What to do
Determine the number of lines where "this" occurs and reply with that number by itself.

======== Dataset entries ========

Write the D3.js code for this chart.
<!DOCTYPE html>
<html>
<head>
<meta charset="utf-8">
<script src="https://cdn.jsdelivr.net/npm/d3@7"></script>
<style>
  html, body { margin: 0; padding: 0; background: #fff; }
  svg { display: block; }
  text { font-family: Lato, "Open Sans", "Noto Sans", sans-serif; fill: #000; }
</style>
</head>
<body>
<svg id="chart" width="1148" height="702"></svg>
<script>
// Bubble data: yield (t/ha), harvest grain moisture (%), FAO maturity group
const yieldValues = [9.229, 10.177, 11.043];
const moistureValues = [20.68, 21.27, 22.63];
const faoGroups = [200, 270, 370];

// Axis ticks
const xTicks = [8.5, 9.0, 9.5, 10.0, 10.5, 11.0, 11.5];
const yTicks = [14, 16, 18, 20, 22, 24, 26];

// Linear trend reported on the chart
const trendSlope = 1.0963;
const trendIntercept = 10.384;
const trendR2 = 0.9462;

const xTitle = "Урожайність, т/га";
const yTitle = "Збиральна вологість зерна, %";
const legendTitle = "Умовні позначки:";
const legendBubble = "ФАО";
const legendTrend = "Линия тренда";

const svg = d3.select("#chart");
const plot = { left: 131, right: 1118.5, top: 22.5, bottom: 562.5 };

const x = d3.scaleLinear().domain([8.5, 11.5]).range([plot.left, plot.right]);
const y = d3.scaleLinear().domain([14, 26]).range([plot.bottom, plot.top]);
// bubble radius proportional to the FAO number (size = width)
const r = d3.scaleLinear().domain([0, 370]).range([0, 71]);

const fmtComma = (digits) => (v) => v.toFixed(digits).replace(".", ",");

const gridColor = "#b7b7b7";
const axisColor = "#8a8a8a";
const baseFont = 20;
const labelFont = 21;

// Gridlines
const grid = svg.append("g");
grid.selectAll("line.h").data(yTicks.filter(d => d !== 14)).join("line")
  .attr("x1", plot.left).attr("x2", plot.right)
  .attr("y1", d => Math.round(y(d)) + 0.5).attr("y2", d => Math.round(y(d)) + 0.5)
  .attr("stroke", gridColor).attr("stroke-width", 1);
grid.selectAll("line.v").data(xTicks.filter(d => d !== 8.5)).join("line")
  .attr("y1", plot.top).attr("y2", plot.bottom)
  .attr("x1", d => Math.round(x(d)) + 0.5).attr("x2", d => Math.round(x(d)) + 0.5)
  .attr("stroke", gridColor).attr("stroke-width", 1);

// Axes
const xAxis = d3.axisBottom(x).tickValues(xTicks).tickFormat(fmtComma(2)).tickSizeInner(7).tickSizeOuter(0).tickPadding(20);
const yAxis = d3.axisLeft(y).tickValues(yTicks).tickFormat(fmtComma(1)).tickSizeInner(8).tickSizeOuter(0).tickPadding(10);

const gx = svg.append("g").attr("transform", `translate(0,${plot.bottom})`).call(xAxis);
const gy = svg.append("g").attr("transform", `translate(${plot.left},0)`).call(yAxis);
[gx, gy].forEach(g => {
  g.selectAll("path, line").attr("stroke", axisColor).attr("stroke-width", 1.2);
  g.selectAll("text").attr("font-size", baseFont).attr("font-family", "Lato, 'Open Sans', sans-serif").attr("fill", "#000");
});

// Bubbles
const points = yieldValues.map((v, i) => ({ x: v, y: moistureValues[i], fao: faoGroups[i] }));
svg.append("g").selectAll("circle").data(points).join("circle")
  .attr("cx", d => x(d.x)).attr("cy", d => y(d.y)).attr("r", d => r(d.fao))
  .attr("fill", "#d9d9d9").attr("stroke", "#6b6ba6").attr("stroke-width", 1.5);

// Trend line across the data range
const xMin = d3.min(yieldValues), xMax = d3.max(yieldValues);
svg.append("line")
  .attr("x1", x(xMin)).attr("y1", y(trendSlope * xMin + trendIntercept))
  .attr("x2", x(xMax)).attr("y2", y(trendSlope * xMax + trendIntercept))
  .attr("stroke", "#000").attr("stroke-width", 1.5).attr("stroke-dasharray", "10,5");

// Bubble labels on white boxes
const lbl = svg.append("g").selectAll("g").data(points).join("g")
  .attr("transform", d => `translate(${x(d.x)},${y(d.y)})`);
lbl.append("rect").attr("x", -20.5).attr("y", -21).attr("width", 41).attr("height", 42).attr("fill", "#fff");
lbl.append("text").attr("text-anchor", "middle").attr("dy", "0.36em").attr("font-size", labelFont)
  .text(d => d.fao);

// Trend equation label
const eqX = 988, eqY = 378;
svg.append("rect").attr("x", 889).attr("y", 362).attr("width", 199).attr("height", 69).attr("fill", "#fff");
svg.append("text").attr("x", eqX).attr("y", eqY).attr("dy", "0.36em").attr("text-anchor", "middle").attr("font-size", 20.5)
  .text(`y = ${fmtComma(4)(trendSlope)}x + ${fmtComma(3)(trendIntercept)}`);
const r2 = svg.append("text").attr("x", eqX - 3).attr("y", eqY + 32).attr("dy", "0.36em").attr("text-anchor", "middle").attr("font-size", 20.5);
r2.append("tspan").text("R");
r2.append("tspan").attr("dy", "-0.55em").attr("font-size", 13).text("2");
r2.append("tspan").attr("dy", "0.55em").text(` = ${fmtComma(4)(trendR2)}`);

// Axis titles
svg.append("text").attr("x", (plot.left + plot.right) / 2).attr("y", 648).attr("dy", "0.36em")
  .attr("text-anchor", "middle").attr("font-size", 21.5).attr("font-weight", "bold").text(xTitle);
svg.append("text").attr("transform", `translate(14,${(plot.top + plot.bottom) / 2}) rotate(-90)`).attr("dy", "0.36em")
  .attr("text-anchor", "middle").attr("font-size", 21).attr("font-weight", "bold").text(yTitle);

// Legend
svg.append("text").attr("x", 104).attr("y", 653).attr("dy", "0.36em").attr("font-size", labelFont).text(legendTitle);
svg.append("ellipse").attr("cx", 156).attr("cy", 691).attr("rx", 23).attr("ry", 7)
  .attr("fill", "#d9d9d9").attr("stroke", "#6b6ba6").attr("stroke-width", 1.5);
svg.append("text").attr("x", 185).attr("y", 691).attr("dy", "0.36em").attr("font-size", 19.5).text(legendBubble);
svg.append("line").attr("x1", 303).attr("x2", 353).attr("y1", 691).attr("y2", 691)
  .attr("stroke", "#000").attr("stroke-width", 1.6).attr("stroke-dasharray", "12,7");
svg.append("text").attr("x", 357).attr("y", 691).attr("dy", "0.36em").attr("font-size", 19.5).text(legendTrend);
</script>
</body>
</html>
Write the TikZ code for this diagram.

========
======== Dataset entries ========

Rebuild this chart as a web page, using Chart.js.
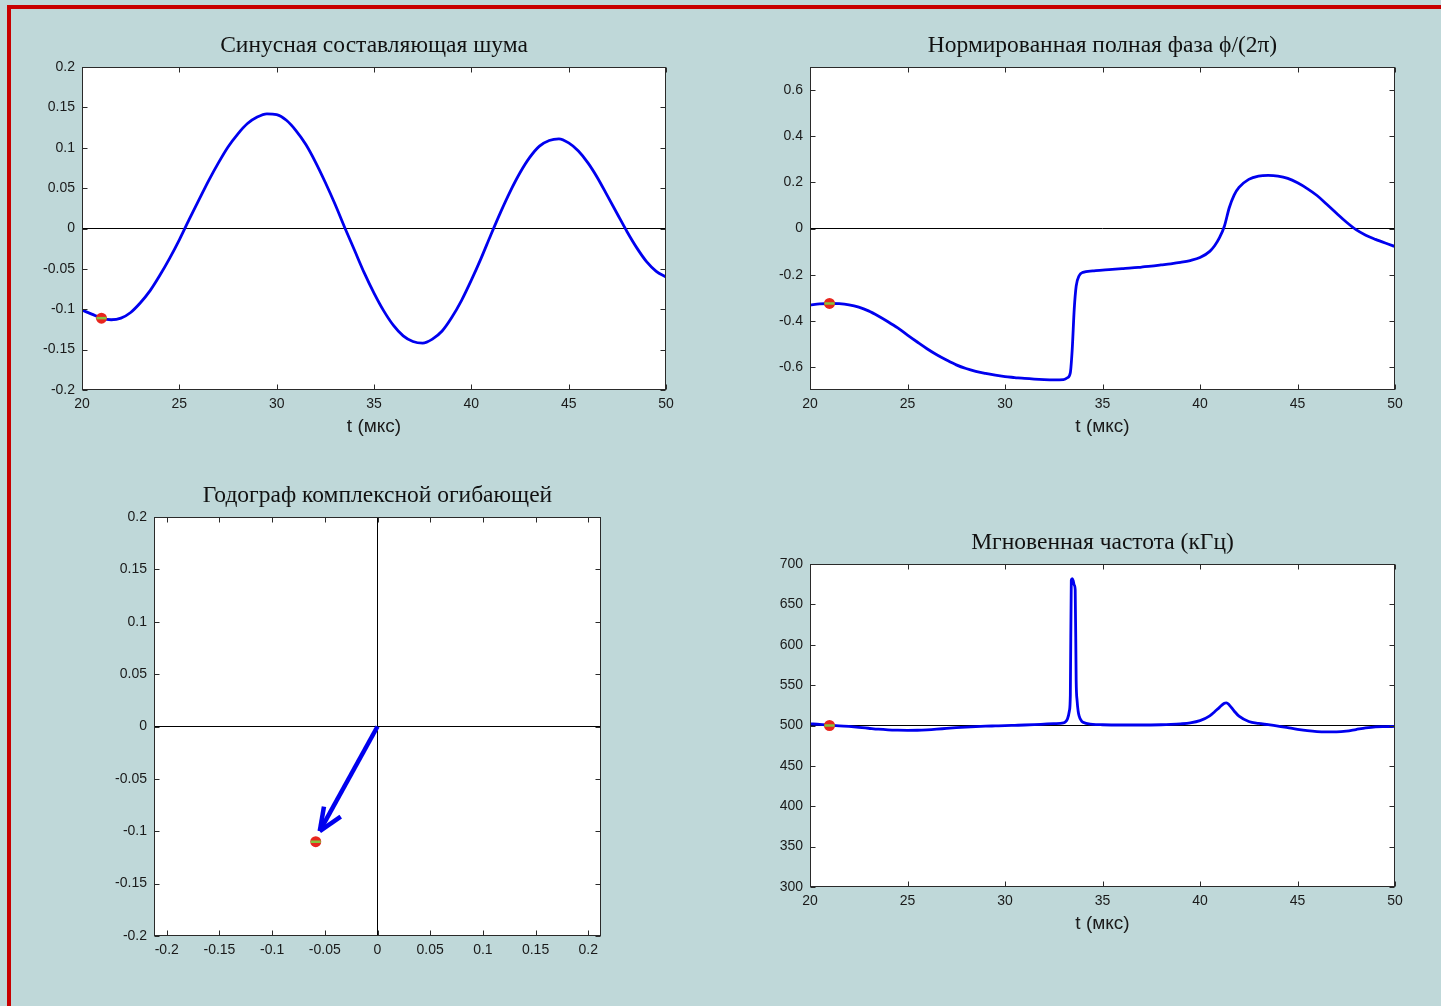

========
======== Dataset entries ========

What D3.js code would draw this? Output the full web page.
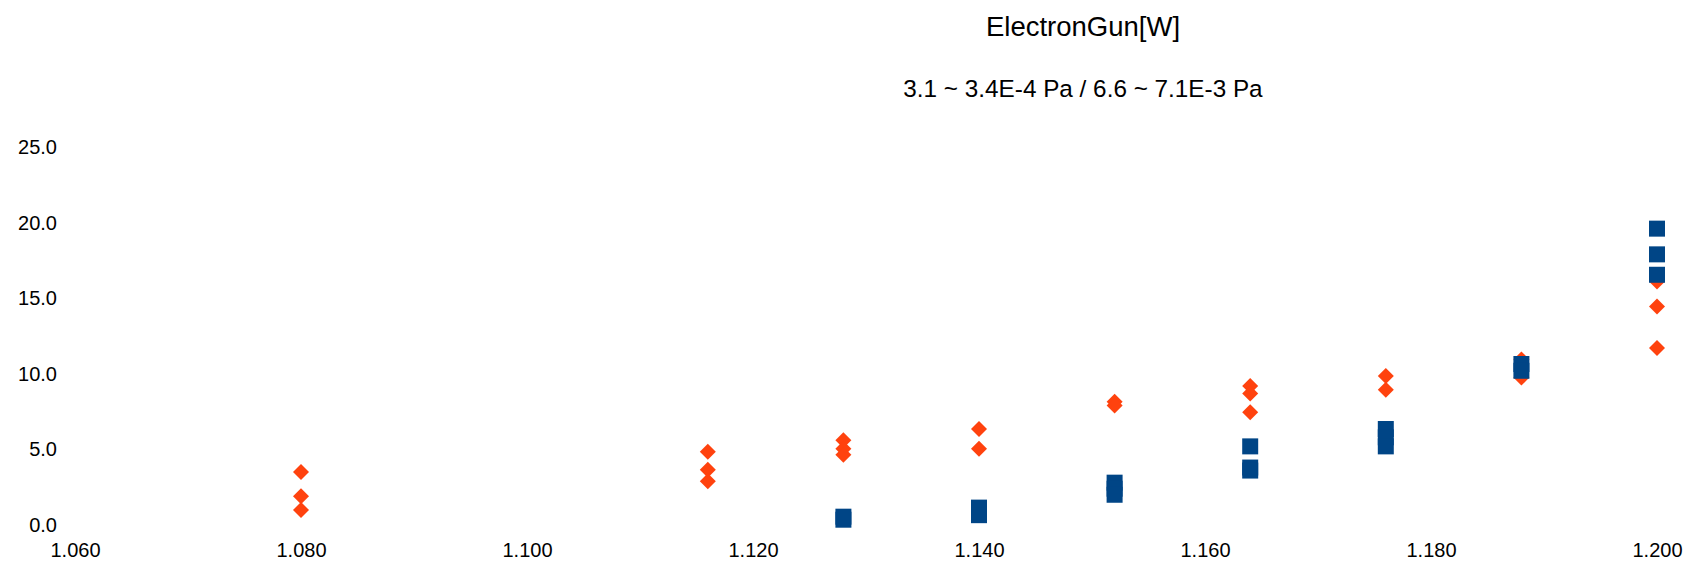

========

Complete output
4